Given data:
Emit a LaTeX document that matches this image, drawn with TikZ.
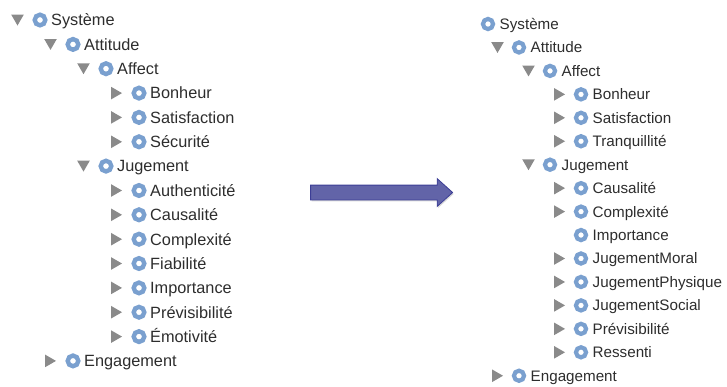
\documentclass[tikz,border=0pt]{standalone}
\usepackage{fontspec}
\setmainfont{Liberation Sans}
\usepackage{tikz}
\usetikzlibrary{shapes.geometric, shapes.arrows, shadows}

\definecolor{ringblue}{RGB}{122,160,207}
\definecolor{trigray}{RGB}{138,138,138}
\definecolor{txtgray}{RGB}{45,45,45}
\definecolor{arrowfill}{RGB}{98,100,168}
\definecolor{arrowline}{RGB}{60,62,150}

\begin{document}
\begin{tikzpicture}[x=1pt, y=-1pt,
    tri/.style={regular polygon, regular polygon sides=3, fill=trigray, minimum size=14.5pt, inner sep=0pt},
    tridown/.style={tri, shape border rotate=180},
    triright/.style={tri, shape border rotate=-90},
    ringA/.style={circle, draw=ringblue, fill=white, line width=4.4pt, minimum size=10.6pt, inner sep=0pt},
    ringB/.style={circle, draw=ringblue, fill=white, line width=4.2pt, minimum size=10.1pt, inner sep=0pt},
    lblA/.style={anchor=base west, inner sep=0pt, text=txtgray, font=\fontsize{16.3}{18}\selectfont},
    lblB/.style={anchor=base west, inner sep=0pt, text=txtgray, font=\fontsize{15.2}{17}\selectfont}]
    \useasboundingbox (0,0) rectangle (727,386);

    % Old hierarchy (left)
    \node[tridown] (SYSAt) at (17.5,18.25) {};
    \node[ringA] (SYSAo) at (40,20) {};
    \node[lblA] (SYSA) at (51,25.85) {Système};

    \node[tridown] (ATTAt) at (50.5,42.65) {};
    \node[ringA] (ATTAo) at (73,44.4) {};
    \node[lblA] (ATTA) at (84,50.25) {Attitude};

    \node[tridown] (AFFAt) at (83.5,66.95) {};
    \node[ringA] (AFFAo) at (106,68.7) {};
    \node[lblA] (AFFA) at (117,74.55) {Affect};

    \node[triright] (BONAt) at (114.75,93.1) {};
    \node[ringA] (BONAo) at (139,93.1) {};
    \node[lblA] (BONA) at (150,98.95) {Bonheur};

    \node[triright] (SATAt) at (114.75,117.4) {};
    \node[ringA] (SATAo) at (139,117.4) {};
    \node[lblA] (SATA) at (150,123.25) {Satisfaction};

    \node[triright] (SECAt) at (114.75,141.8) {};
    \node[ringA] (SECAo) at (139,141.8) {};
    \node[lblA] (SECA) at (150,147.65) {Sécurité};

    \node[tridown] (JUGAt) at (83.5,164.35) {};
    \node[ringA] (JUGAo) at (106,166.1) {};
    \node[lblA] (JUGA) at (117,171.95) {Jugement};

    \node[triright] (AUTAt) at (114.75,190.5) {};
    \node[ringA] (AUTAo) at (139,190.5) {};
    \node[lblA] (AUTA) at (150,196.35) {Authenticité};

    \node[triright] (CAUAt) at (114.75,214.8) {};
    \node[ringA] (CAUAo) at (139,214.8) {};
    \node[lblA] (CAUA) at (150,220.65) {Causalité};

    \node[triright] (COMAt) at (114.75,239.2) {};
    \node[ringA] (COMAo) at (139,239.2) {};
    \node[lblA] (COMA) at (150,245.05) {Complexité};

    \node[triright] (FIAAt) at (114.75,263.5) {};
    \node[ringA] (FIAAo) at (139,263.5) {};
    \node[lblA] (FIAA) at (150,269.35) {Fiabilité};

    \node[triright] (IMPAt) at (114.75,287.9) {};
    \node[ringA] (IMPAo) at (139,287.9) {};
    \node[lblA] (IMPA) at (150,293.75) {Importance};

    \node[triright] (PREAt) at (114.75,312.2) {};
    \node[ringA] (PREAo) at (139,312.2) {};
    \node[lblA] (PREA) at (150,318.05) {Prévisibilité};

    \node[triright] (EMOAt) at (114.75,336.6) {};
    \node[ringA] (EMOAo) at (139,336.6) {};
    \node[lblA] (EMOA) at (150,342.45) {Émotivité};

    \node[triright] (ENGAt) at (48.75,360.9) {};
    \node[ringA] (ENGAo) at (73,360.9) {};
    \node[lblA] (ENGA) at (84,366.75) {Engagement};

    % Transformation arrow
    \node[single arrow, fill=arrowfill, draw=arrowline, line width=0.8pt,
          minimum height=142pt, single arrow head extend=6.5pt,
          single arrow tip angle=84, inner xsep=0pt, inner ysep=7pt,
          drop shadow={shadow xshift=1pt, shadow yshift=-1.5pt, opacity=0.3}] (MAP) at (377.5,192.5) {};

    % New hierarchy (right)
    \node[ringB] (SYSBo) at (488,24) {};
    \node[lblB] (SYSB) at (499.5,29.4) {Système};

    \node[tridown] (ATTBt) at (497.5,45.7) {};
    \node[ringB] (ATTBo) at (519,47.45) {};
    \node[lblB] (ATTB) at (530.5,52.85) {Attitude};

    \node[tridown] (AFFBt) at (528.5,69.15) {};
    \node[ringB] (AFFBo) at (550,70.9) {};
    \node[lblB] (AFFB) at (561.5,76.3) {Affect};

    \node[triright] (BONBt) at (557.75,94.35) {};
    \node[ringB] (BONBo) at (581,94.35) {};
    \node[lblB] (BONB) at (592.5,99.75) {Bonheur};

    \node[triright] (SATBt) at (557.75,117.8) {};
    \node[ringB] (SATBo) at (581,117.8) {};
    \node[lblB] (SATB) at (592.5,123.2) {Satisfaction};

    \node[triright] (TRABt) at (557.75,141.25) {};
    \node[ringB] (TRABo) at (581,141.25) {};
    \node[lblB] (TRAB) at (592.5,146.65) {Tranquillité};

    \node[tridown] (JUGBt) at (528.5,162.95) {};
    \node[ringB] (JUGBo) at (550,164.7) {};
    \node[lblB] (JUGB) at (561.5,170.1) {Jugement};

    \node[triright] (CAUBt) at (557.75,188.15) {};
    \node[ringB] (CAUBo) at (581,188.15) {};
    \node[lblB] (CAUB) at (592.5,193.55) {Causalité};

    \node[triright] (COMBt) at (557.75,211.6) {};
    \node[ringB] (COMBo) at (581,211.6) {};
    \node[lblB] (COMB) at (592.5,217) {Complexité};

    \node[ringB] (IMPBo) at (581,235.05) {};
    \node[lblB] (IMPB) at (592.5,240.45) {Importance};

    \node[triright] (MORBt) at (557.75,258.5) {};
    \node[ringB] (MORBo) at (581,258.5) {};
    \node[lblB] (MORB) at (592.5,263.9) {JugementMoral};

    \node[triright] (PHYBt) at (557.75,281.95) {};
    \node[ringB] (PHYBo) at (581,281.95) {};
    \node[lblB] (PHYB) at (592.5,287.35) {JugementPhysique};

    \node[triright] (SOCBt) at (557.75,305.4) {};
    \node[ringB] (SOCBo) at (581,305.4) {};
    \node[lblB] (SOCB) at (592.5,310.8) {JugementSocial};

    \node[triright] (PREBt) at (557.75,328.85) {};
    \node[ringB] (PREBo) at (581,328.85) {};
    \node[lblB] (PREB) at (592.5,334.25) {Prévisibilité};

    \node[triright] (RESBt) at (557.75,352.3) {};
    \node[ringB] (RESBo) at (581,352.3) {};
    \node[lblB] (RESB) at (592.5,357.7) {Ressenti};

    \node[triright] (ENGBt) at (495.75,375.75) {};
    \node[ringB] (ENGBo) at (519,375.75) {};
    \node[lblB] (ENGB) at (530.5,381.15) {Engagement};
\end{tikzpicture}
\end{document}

Aim: Each line of the data is to be duplicated exactly; pictures stay out of the copy.

Answer:
Emit a LaTeX document that matches this image, drawn with TikZ.
\documentclass[tikz,border=0pt]{standalone}
\usepackage{fontspec}
\setmainfont{Liberation Sans}
\usepackage{tikz}
\usetikzlibrary{shapes.geometric, shapes.arrows, shadows}

\definecolor{ringblue}{RGB}{122,160,207}
\definecolor{trigray}{RGB}{138,138,138}
\definecolor{txtgray}{RGB}{45,45,45}
\definecolor{arrowfill}{RGB}{98,100,168}
\definecolor{arrowline}{RGB}{60,62,150}

\begin{document}
\begin{tikzpicture}[x=1pt, y=-1pt,
    tri/.style={regular polygon, regular polygon sides=3, fill=trigray, minimum size=14.5pt, inner sep=0pt},
    tridown/.style={tri, shape border rotate=180},
    triright/.style={tri, shape border rotate=-90},
    ringA/.style={circle, draw=ringblue, fill=white, line width=4.4pt, minimum size=10.6pt, inner sep=0pt},
    ringB/.style={circle, draw=ringblue, fill=white, line width=4.2pt, minimum size=10.1pt, inner sep=0pt},
    lblA/.style={anchor=base west, inner sep=0pt, text=txtgray, font=\fontsize{16.3}{18}\selectfont},
    lblB/.style={anchor=base west, inner sep=0pt, text=txtgray, font=\fontsize{15.2}{17}\selectfont}]
    \useasboundingbox (0,0) rectangle (727,386);

    % Old hierarchy (left)
    \node[tridown] (SYSAt) at (17.5,18.25) {};
    \node[ringA] (SYSAo) at (40,20) {};
    \node[lblA] (SYSA) at (51,25.85) {Système};

    \node[tridown] (ATTAt) at (50.5,42.65) {};
    \node[ringA] (ATTAo) at (73,44.4) {};
    \node[lblA] (ATTA) at (84,50.25) {Attitude};

    \node[tridown] (AFFAt) at (83.5,66.95) {};
    \node[ringA] (AFFAo) at (106,68.7) {};
    \node[lblA] (AFFA) at (117,74.55) {Affect};

    \node[triright] (BONAt) at (114.75,93.1) {};
    \node[ringA] (BONAo) at (139,93.1) {};
    \node[lblA] (BONA) at (150,98.95) {Bonheur};

    \node[triright] (SATAt) at (114.75,117.4) {};
    \node[ringA] (SATAo) at (139,117.4) {};
    \node[lblA] (SATA) at (150,123.25) {Satisfaction};

    \node[triright] (SECAt) at (114.75,141.8) {};
    \node[ringA] (SECAo) at (139,141.8) {};
    \node[lblA] (SECA) at (150,147.65) {Sécurité};

    \node[tridown] (JUGAt) at (83.5,164.35) {};
    \node[ringA] (JUGAo) at (106,166.1) {};
    \node[lblA] (JUGA) at (117,171.95) {Jugement};

    \node[triright] (AUTAt) at (114.75,190.5) {};
    \node[ringA] (AUTAo) at (139,190.5) {};
    \node[lblA] (AUTA) at (150,196.35) {Authenticité};

    \node[triright] (CAUAt) at (114.75,214.8) {};
    \node[ringA] (CAUAo) at (139,214.8) {};
    \node[lblA] (CAUA) at (150,220.65) {Causalité};

    \node[triright] (COMAt) at (114.75,239.2) {};
    \node[ringA] (COMAo) at (139,239.2) {};
    \node[lblA] (COMA) at (150,245.05) {Complexité};

    \node[triright] (FIAAt) at (114.75,263.5) {};
    \node[ringA] (FIAAo) at (139,263.5) {};
    \node[lblA] (FIAA) at (150,269.35) {Fiabilité};

    \node[triright] (IMPAt) at (114.75,287.9) {};
    \node[ringA] (IMPAo) at (139,287.9) {};
    \node[lblA] (IMPA) at (150,293.75) {Importance};

    \node[triright] (PREAt) at (114.75,312.2) {};
    \node[ringA] (PREAo) at (139,312.2) {};
    \node[lblA] (PREA) at (150,318.05) {Prévisibilité};

    \node[triright] (EMOAt) at (114.75,336.6) {};
    \node[ringA] (EMOAo) at (139,336.6) {};
    \node[lblA] (EMOA) at (150,342.45) {Émotivité};

    \node[triright] (ENGAt) at (48.75,360.9) {};
    \node[ringA] (ENGAo) at (73,360.9) {};
    \node[lblA] (ENGA) at (84,366.75) {Engagement};

    % Transformation arrow
    \node[single arrow, fill=arrowfill, draw=arrowline, line width=0.8pt,
          minimum height=142pt, single arrow head extend=6.5pt,
          single arrow tip angle=84, inner xsep=0pt, inner ysep=7pt,
          drop shadow={shadow xshift=1pt, shadow yshift=-1.5pt, opacity=0.3}] (MAP) at (377.5,192.5) {};

    % New hierarchy (right)
    \node[ringB] (SYSBo) at (488,24) {};
    \node[lblB] (SYSB) at (499.5,29.4) {Système};

    \node[tridown] (ATTBt) at (497.5,45.7) {};
    \node[ringB] (ATTBo) at (519,47.45) {};
    \node[lblB] (ATTB) at (530.5,52.85) {Attitude};

    \node[tridown] (AFFBt) at (528.5,69.15) {};
    \node[ringB] (AFFBo) at (550,70.9) {};
    \node[lblB] (AFFB) at (561.5,76.3) {Affect};

    \node[triright] (BONBt) at (557.75,94.35) {};
    \node[ringB] (BONBo) at (581,94.35) {};
    \node[lblB] (BONB) at (592.5,99.75) {Bonheur};

    \node[triright] (SATBt) at (557.75,117.8) {};
    \node[ringB] (SATBo) at (581,117.8) {};
    \node[lblB] (SATB) at (592.5,123.2) {Satisfaction};

    \node[triright] (TRABt) at (557.75,141.25) {};
    \node[ringB] (TRABo) at (581,141.25) {};
    \node[lblB] (TRAB) at (592.5,146.65) {Tranquillité};

    \node[tridown] (JUGBt) at (528.5,162.95) {};
    \node[ringB] (JUGBo) at (550,164.7) {};
    \node[lblB] (JUGB) at (561.5,170.1) {Jugement};

    \node[triright] (CAUBt) at (557.75,188.15) {};
    \node[ringB] (CAUBo) at (581,188.15) {};
    \node[lblB] (CAUB) at (592.5,193.55) {Causalité};

    \node[triright] (COMBt) at (557.75,211.6) {};
    \node[ringB] (COMBo) at (581,211.6) {};
    \node[lblB] (COMB) at (592.5,217) {Complexité};

    \node[ringB] (IMPBo) at (581,235.05) {};
    \node[lblB] (IMPB) at (592.5,240.45) {Importance};

    \node[triright] (MORBt) at (557.75,258.5) {};
    \node[ringB] (MORBo) at (581,258.5) {};
    \node[lblB] (MORB) at (592.5,263.9) {JugementMoral};

    \node[triright] (PHYBt) at (557.75,281.95) {};
    \node[ringB] (PHYBo) at (581,281.95) {};
    \node[lblB] (PHYB) at (592.5,287.35) {JugementPhysique};

    \node[triright] (SOCBt) at (557.75,305.4) {};
    \node[ringB] (SOCBo) at (581,305.4) {};
    \node[lblB] (SOCB) at (592.5,310.8) {JugementSocial};

    \node[triright] (PREBt) at (557.75,328.85) {};
    \node[ringB] (PREBo) at (581,328.85) {};
    \node[lblB] (PREB) at (592.5,334.25) {Prévisibilité};

    \node[triright] (RESBt) at (557.75,352.3) {};
    \node[ringB] (RESBo) at (581,352.3) {};
    \node[lblB] (RESB) at (592.5,357.7) {Ressenti};

    \node[triright] (ENGBt) at (495.75,375.75) {};
    \node[ringB] (ENGBo) at (519,375.75) {};
    \node[lblB] (ENGB) at (530.5,381.15) {Engagement};
\end{tikzpicture}
\end{document}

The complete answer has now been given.